10. Thinking in Java
- Author: Bruce Eckel
- Best for: Experienced developers
Thinking in Java is Eckel’s take on the essence of Java as a new programming language. It outlines language features while including extensive source codes, including a complete reference of all Java operators, in one sample code. The text then explores class design issues, Java collection classes exception handling, swing interface classes, and network programming. If you’re an object-oriented developer, this book is a must-have.
Alternative Ways to Learn Java
Besides using books to learn Java, you can make use of additional resources. For instance, you can attend Java programming bootcamps that provide an intensive and accelerated learning experience for a faster understanding of Java.
Meanwhile, some people prefer courses over books because they understand better through video tutorials. Free YouTube tutorials from experts can also suffice in giving you a good introduction to programming, and you can find Java courses from massive open online course providers, like Udemy and edX.
Is Learning Java Worth It?
Yes, learning Java is worth it, since it’s a versatile and relatively easy-to-learn programming language when compared to the C languages. It is also universally adopted which means you’ll have access to unlimited opportunities if you’re well versed in Java. Java can be used in a wide array of projects from web apps to video games.

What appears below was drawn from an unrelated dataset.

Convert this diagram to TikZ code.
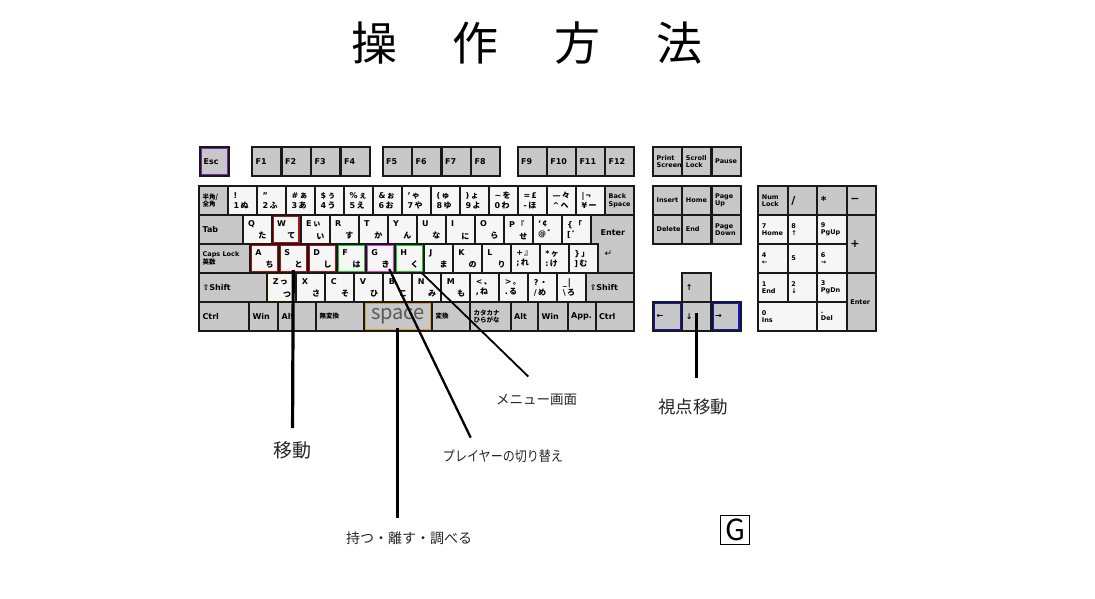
\documentclass[tikz,border=0pt]{standalone}
\usepackage{fontspec}
\setmainfont{DejaVu Sans}
\newfontfamily\jp{Noto Sans CJK JP}
\newfontfamily\jpc{Noto Sans CJK JP}[FakeStretch=0.86]
\usetikzlibrary{positioning, calc}
\definecolor{kgrey}{RGB}{200, 200, 200}
\definecolor{kwhite}{RGB}{246, 246, 246}
\definecolor{kline}{RGB}{25, 25, 25}
\definecolor{kred}{RGB}{170, 20, 20}
\definecolor{kgreen}{RGB}{30, 200, 30}
\definecolor{kmag}{RGB}{220, 60, 220}
\definecolor{korange}{RGB}{225, 160, 50}
\definecolor{kblue}{RGB}{20, 20, 200}
\definecolor{kpurple}{RGB}{120, 40, 180}
\definecolor{kcream}{RGB}{255, 243, 215}
\newcommand\kf{\fontsize{8}{10}\selectfont\bfseries}
\newcommand\kfs{\fontsize{6.5}{7.5}\selectfont\bfseries}

\begin{document}
\begin{tikzpicture}[x=1pt, y=-1pt,
    key/.style={draw=kline, line width=2pt, fill=kgrey, minimum width=29pt,
                minimum height=29pt, anchor=north west, inner sep=0pt, outer sep=0pt},
    wkey/.style={key, fill=kwhite},
    kl/.style={inner sep=0.4pt, font=\kf, align=left, text=black},
    lt/.style={label={[kl, anchor=west, xshift=3pt]west:{#1}}},
    st/.style={label={[kl, font=\kfs, anchor=west, xshift=3pt]west:{#1}}},
    jt/.style={label={[kl, font=\jp\kfs, anchor=west, xshift=3pt]west:{#1}}},
    bt/.style={label={[kl, font=\fontsize{11}{11}\selectfont\bfseries, anchor=west, xshift=3pt]west:{#1}}},
    tw/.style={label={[kl, anchor=west, xshift=5pt]west:{#1}}},
    tl/.style={label={[kl, anchor=north west, xshift=5pt, yshift=-5pt]north west:{#1}}},
    br/.style={label={[kl, anchor=south east, xshift=-4.5pt, yshift=4pt]south east:{\jp #1}}},
    lead/.style={line width=3.2pt},
    note/.style={inner sep=2pt, text=black!85}]

    \fill[white] (0,0) rectangle (1095,598);
    \useasboundingbox (0,0) rectangle (1095,598);

    % Title
    \node[font=\jp\fontsize{46}{46}\selectfont, inner sep=0pt] (title) at (527,43)
        {操\hspace{56pt}作\hspace{56pt}方\hspace{56pt}法};

    % Function row
    \node[key, lt=Esc] (kesc) at (200,147) {};
    \foreach \i in {1,...,4}
        \node[key, lt=F\i] (f\i) at ({252+(\i-1)*29.5}, 147) {};
    \foreach \i in {5,...,8}
        \node[key, lt=F\i] (f\i) at ({382.5+(\i-5)*29.5}, 147) {};
    \foreach \i in {9,...,12}
        \node[key, lt=F\i] (f\i) at ({517.5+(\i-9)*29.2}, 147) {};

    % Number row
    \node[key, jt={半角/\\全角}] (khan) at (199,186) {};
    \foreach \a/\b/\c/\d [count=\i] in {!//1/ぬ, "//2/ふ, \#/ぁ/3/あ, \$/ぅ/4/う,
            \%/ぇ/5/え, \&/ぉ/6/お, '/ゃ/7/や, {(}/ゅ/8/ゆ, {)}/ょ/9/よ,
            \textasciitilde/を/0/わ, =/£/-/ほ, —/々/\textasciicircum/へ, |/¬/¥/ー}
        \node[wkey, tw={\a\,{\jp\b}\\\c\,{\jp\d}}] (n\i) at ({199+\i*29}, 186) {};
    \node[key, st={Back\\Space}] (kbs) at (605,186) {};

    % Q row
    \node[key, minimum width=43.5pt, lt=Tab] (ktab) at (199,215) {};
    \foreach \n/\a/\b/\d [count=\i from 0] in {kQ/Q//た, kW/W//て, kE/E/ぃ/い,
            kR/R//す, kT/T//か, kY/Y//ん, kU/U//な, kI/I//に, kO/O//ら, kP/P/『/せ}
        \node[wkey, tl={\a\,{\jp\b}}, br=\d] (\n) at ({242.5+\i*29}, 215) {};
    \foreach \n/\a/\b/\c/\d [count=\i from 10] in {kat/`/¢/@/゛, klb/\{/「/[/゜}
        \node[wkey, tw={\a\,{\jp\b}\\\c\,{\jp\d}}] (\n) at ({242.5+\i*29}, 215) {};
    \draw[draw=kline, line width=2pt, fill=kgrey] (590.5,215) -- (634,215) -- (634,273)
        -- (598.25,273) -- (598.25,244) -- (590.5,244) -- cycle;
    \node[kl, anchor=west] (kent) at (600,233) {Enter};
    \node[kl, anchor=west, font=\fontsize{9}{9}\selectfont] (kret) at (604,254) {↵};

    % A row
    \node[key, minimum width=50.75pt, st={Caps Lock\\{\jp 英数}}] (kcaps) at (199,244) {};
    \foreach \n/\a/\d [count=\i from 0] in {kA/A/ち, kS/S/と, kD/D/し, kF/F/は,
            kG/G/き, kH/H/く, kJ/J/ま, kK/K/の, kL/L/り}
        \node[wkey, tl=\a, br=\d] (\n) at ({249.75+\i*29}, 244) {};
    \foreach \n/\a/\b/\c/\d [count=\i from 9] in {ksc/+/』/;/れ, kco/*/ヶ/:/け, krb/\}/」/]/む}
        \node[wkey, tw={\a\,{\jp\b}\\\c\,{\jp\d}}] (\n) at ({249.75+\i*29}, 244) {};

    % Z row
    \node[key, minimum width=68.15pt, lt=⇧Shift] (klsh) at (199,273) {};
    \foreach \n/\a/\b/\d [count=\i from 0] in {kZ/Z/っ/つ, kX/X//さ, kC/C//そ,
            kV/V//ひ, kB/B//こ, kN/N//み, kM/M//も}
        \node[wkey, tl={\a\,{\jp\b}}, br=\d] (\n) at ({267.15+\i*29}, 273) {};
    \foreach \n/\a/\b/\c/\d [count=\i from 7] in {kcm/</、/{,}/ね, kdt/>/。/./る,
            ksl/?/・/{/}/め, kbsl/\_/|/\textbackslash/ろ}
        \node[wkey, tw={\a\,{\jp\b}\\\c\,{\jp\d}}] (\n) at ({267.15+\i*29}, 273) {};
    \node[key, minimum width=47.85pt, lt=⇧Shift] (krsh) at (586.15,273) {};

    % Bottom row
    \node[key, minimum width=50pt, lt=Ctrl] (klctrl) at (199,302) {};
    \node[key, minimum width=29pt, lt=Win] (klwin) at (249,302) {};
    \node[key, minimum width=38pt, lt=Alt] (klalt) at (278,302) {};
    \node[key, minimum width=47.5pt, jt=無変換] (kmuh) at (316,302) {};
    \node[key, minimum width=68.5pt, font=\jp\fontsize{20}{20}\selectfont,
          text=black!65] (kspace) at (363.5,302) {space};
    \node[key, minimum width=38pt, jt=変換] (khen) at (432,302) {};
    \node[key, minimum width=40.5pt, jt={カタカナ\\ひらがな}] (kkana) at (470,302) {};
    \node[key, minimum width=27.5pt, lt=Alt] (kralt) at (510.5,302) {};
    \node[key, minimum width=29.5pt, lt=Win] (krwin) at (538,302) {};
    \node[key, minimum width=28pt, lt=App.] (kapp) at (567.5,302) {};
    \node[key, minimum width=38.5pt, lt=Ctrl] (krctrl) at (595.5,302) {};

    % Navigation block
    \node[key, st={Print\\Screen}] (kprt) at (653,147) {};
    \node[key, st={Scroll\\Lock}] (kscr) at (682.3,147) {};
    \node[key, st=Pause] (kpau) at (711.6,147) {};
    \node[key, st=Insert] (kins) at (653,186) {};
    \node[key, st=Home] (khome) at (682.3,186) {};
    \node[key, st={Page\\Up}] (kpgu) at (711.6,186) {};
    \node[key, st=Delete] (kdel) at (653,215) {};
    \node[key, st=End] (kend) at (682.3,215) {};
    \node[key, st={Page\\Down}] (kpgd) at (711.6,215) {};
    \node[key, lt=↑] (kup) at (682.3,273) {};
    \node[key, lt=←] (kleft) at (653,302) {};
    \node[key, lt=↓] (kdown) at (682.3,302) {};
    \node[key, lt=→] (kright) at (711.6,302) {};

    % Ten key
    \node[key, minimum width=29.5pt, st={Num\\Lock}] (pnum) at (758.3,186) {};
    \node[key, minimum width=29.5pt, bt=/] (pdiv) at (787.8,186) {};
    \node[key, minimum width=29.5pt, bt=*] (pmul) at (817.3,186) {};
    \node[key, minimum width=29.5pt, bt=−] (psub) at (846.8,186) {};
    \foreach \t [count=\i from 0] in {{7\\Home}, {8\\↑}, {9\\PgUp}}
        \node[wkey, minimum width=29.5pt, st=\t] (p\i a) at ({758.3+\i*29.5}, 215) {};
    \foreach \t [count=\i from 0] in {{4\\←}, 5, {6\\→}}
        \node[wkey, minimum width=29.5pt, st=\t] (p\i b) at ({758.3+\i*29.5}, 244) {};
    \foreach \t [count=\i from 0] in {{1\\End}, {2\\↓}, {3\\PgDn}}
        \node[wkey, minimum width=29.5pt, st=\t] (p\i c) at ({758.3+\i*29.5}, 273) {};
    \node[key, minimum width=29.5pt, minimum height=58pt, bt=+] (padd) at (846.8,215) {};
    \node[key, minimum width=29.5pt, minimum height=58pt, st=Enter] (pent) at (846.8,273) {};
    \node[wkey, minimum width=59pt, st={0\\Ins}] (pzero) at (758.3,302) {};
    \node[wkey, minimum width=29.5pt, st={.\\Del}] (pdot) at (817.3,302) {};

    % Coloured key edges
    \foreach \k/\c in {kesc/kpurple, kW/kred, kA/kred, kS/kred, kD/kred, kF/kgreen,
            kG/kmag, kH/kgreen, kZ/kcream, kspace/korange, kleft/kblue, kright/kblue}
        \draw[\c, line width=1.2pt] ([shift={(1.6pt,-1.6pt)}]\k.north west)
            rectangle ([shift={(-1.6pt,1.6pt)}]\k.south east);

    % Notes
    \node[note, font=\jp\fontsize{19}{20}\selectfont] (lmove) at (292.5,450) {移動};
    \node[note, font=\jp\fontsize{14}{15}\selectfont] (lhold) at (409,538) {持つ・離す・調べる};
    \node[note, font=\jpc\fontsize{14}{15}\selectfont] (lswitch) at (503,456.5) {プレイヤーの切り替え};
    \node[note, font=\jp\fontsize{13.5}{14}\selectfont] (lmenu) at (536.7,400) {メニュー画面};
    \node[note, font=\jp\fontsize{17.5}{18}\selectfont] (lview) at (693,406.5) {視点移動};
    \node[draw=black, line width=1.3pt, minimum size=29pt, inner sep=0pt,
          font=\jp\fontsize{29}{29}\selectfont] (gbox) at (735.3,530) {G};

    % Leaders
    \draw[lead, shorten >=11pt] ([yshift=3pt]kS.south) -- (lmove.north);
    \draw[lead, shorten >=11pt] ([yshift=3pt]kspace.south) -- (kspace.south |- lhold.north);
    \draw[lead, line width=2.3pt] ([shift={(9pt,4pt)}]kG.south) -- ([shift={(-32.3pt,10.2pt)}]lswitch.north);
    \draw[lead, line width=1.8pt] ([xshift=12.5pt]kH.south) -- ([shift={(-8.4pt,15.5pt)}]lmenu.north);
    \draw[lead, shorten >=18pt] ([yshift=4pt]kdown.center) -- (kdown.center |- lview.north);
\end{tikzpicture}
\end{document}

Additionally, according to the Bureau of Labor Statistics, software developers, including Java developers, will experience a 22 percent job growth between 2020 and 2030. Lastly, the average Java developer earns around $78,000 per year, according to PayScale, making it a lucrative career option.
Best Java Books FAQ
Java is easy as a beginner-friendly programming language, when compared to others such as C++, Prolog, and Rust. Hence, it’s not too hard to learn Java, and anyone can acquire a basic understanding of the core principles within a short time. However, to achieve mastery, you might have to dedicate yourself to years of coding.
You should choose Java for web and desktop applications and Python for data science and the development of machine learning applications, generally. However, Java and Python are both high-level, widely-adopted, general-purpose coding languages. So, depending on what your career goals and project aims are, you can select either.
For beginners with no previous programming experience, it will take around nine months to grasp Java programming fundamentals and be able to code standard programs. For those with some experience, especially from dealing with other coding languages, it will take less than six months, depending on how much time you dedicate to learning and practicing.
Generally, a Python developer earns an annual average salary of $102,008, while a Java developer earns $114,912 per year, according to Ziprecruiter. That’s a noticeable difference but generally, the two professions fall within the same wage scale depending on the hiring company.